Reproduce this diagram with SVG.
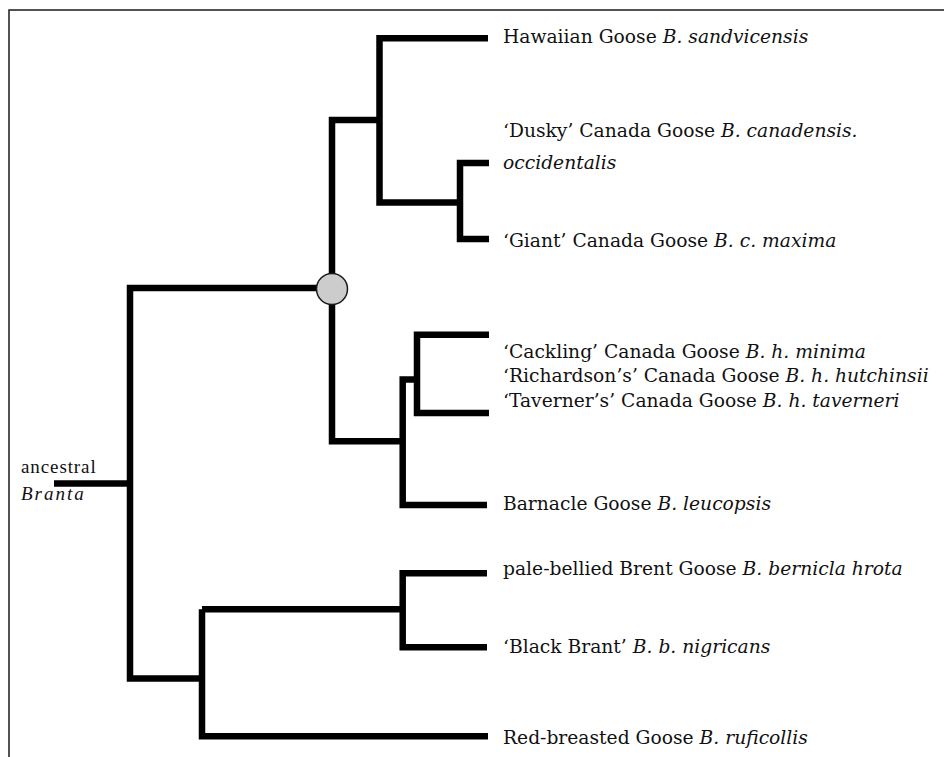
<svg xmlns="http://www.w3.org/2000/svg" width="944" height="757" viewBox="0 0 944 757">
<style>
.frame{fill:none;stroke:#1a1a1a;stroke-width:1.5}
.br{fill:none;stroke:#000;stroke-width:6.5;stroke-linecap:butt;stroke-linejoin:miter}
.lab{font-family:"DejaVu Serif","Liberation Serif",serif;font-size:18.7px;fill:#111}
.it{font-style:italic}
.anc{font-family:"Liberation Serif","Times New Roman",serif;font-size:19px;fill:#111}
.hub{fill:#cccccc;stroke:#1a1a1a;stroke-width:1.5}
</style>
<rect x="0" y="0" width="944" height="757" fill="#fff"/>
<path class="frame" d="M9,757 V10 H944"/>
<g id="connectors">
<path class="br" d="M54,483.5 H130"/>
<path class="br" d="M332,288 H130 V678.5 H202"/>
<path class="br" d="M332,288 V120 H379.5"/>
<path class="br" d="M488,38.3 H379.5 V202.5 H460"/>
<path class="br" d="M489,163 H460 V239 H489"/>
<path class="br" d="M332,288 V441.3 H402.7"/>
<path class="br" d="M487,505 H402.7 V379.5 H417"/>
<path class="br" d="M489,334.7 H417 V413 H489"/>
<path class="br" d="M202,609.3 H402.7"/>
<path class="br" d="M202,609.3 V736.3 H488"/>
<path class="br" d="M487,573.3 H402.7 V647.3 H487"/>
</g>
<g id="node-hub"><circle class="hub" cx="332" cy="289" r="15.5"/></g>
<g id="node-ancestral">
<text class="anc" x="21" y="473" letter-spacing="0.9">ancestral</text>
<text class="anc it" x="21" y="500" letter-spacing="2">Branta</text>
</g>
<g id="node-hawaiian"><text class="lab" x="503" y="42.5">Hawaiian Goose <tspan class="it">B. sandvicensis</tspan></text></g>
<g id="node-dusky"><text class="lab" x="503" y="137">‘Dusky’ Canada Goose <tspan class="it">B. canadensis.</tspan></text><text class="lab it" x="503" y="169">occidentalis</text></g>
<g id="node-giant"><text class="lab" x="503" y="247">‘Giant’ Canada Goose <tspan class="it">B. c. maxima</tspan></text></g>
<g id="node-cackling"><text class="lab" x="503" y="357.5">‘Cackling’ Canada Goose <tspan class="it">B. h. minima</tspan></text></g>
<g id="node-richardson"><text class="lab" x="503" y="382">‘Richardson’s’ Canada Goose <tspan class="it">B. h. hutchinsii</tspan></text></g>
<g id="node-taverner"><text class="lab" x="503" y="407">‘Taverner’s’ Canada Goose <tspan class="it">B. h. taverneri</tspan></text></g>
<g id="node-barnacle"><text class="lab" x="503" y="510">Barnacle Goose <tspan class="it">B. leucopsis</tspan></text></g>
<g id="node-palebellied"><text class="lab" x="503" y="575">pale-bellied Brent Goose <tspan class="it">B. bernicla hrota</tspan></text></g>
<g id="node-blackbrant"><text class="lab" x="503" y="653">‘Black Brant’ <tspan class="it">B. b. nigricans</tspan></text></g>
<g id="node-redbreasted"><text class="lab" x="503" y="744">Red-breasted Goose <tspan class="it">B. ruficollis</tspan></text></g>
</svg>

____________

▶ **Goal of the exercise**
All the material shown above is to be copied exactly, with no pictures carried over.

▶ **Problem solution**
Reproduce this diagram with SVG.
<svg xmlns="http://www.w3.org/2000/svg" width="944" height="757" viewBox="0 0 944 757">
<style>
.frame{fill:none;stroke:#1a1a1a;stroke-width:1.5}
.br{fill:none;stroke:#000;stroke-width:6.5;stroke-linecap:butt;stroke-linejoin:miter}
.lab{font-family:"DejaVu Serif","Liberation Serif",serif;font-size:18.7px;fill:#111}
.it{font-style:italic}
.anc{font-family:"Liberation Serif","Times New Roman",serif;font-size:19px;fill:#111}
.hub{fill:#cccccc;stroke:#1a1a1a;stroke-width:1.5}
</style>
<rect x="0" y="0" width="944" height="757" fill="#fff"/>
<path class="frame" d="M9,757 V10 H944"/>
<g id="connectors">
<path class="br" d="M54,483.5 H130"/>
<path class="br" d="M332,288 H130 V678.5 H202"/>
<path class="br" d="M332,288 V120 H379.5"/>
<path class="br" d="M488,38.3 H379.5 V202.5 H460"/>
<path class="br" d="M489,163 H460 V239 H489"/>
<path class="br" d="M332,288 V441.3 H402.7"/>
<path class="br" d="M487,505 H402.7 V379.5 H417"/>
<path class="br" d="M489,334.7 H417 V413 H489"/>
<path class="br" d="M202,609.3 H402.7"/>
<path class="br" d="M202,609.3 V736.3 H488"/>
<path class="br" d="M487,573.3 H402.7 V647.3 H487"/>
</g>
<g id="node-hub"><circle class="hub" cx="332" cy="289" r="15.5"/></g>
<g id="node-ancestral">
<text class="anc" x="21" y="473" letter-spacing="0.9">ancestral</text>
<text class="anc it" x="21" y="500" letter-spacing="2">Branta</text>
</g>
<g id="node-hawaiian"><text class="lab" x="503" y="42.5">Hawaiian Goose <tspan class="it">B. sandvicensis</tspan></text></g>
<g id="node-dusky"><text class="lab" x="503" y="137">‘Dusky’ Canada Goose <tspan class="it">B. canadensis.</tspan></text><text class="lab it" x="503" y="169">occidentalis</text></g>
<g id="node-giant"><text class="lab" x="503" y="247">‘Giant’ Canada Goose <tspan class="it">B. c. maxima</tspan></text></g>
<g id="node-cackling"><text class="lab" x="503" y="357.5">‘Cackling’ Canada Goose <tspan class="it">B. h. minima</tspan></text></g>
<g id="node-richardson"><text class="lab" x="503" y="382">‘Richardson’s’ Canada Goose <tspan class="it">B. h. hutchinsii</tspan></text></g>
<g id="node-taverner"><text class="lab" x="503" y="407">‘Taverner’s’ Canada Goose <tspan class="it">B. h. taverneri</tspan></text></g>
<g id="node-barnacle"><text class="lab" x="503" y="510">Barnacle Goose <tspan class="it">B. leucopsis</tspan></text></g>
<g id="node-palebellied"><text class="lab" x="503" y="575">pale-bellied Brent Goose <tspan class="it">B. bernicla hrota</tspan></text></g>
<g id="node-blackbrant"><text class="lab" x="503" y="653">‘Black Brant’ <tspan class="it">B. b. nigricans</tspan></text></g>
<g id="node-redbreasted"><text class="lab" x="503" y="744">Red-breasted Goose <tspan class="it">B. ruficollis</tspan></text></g>
</svg>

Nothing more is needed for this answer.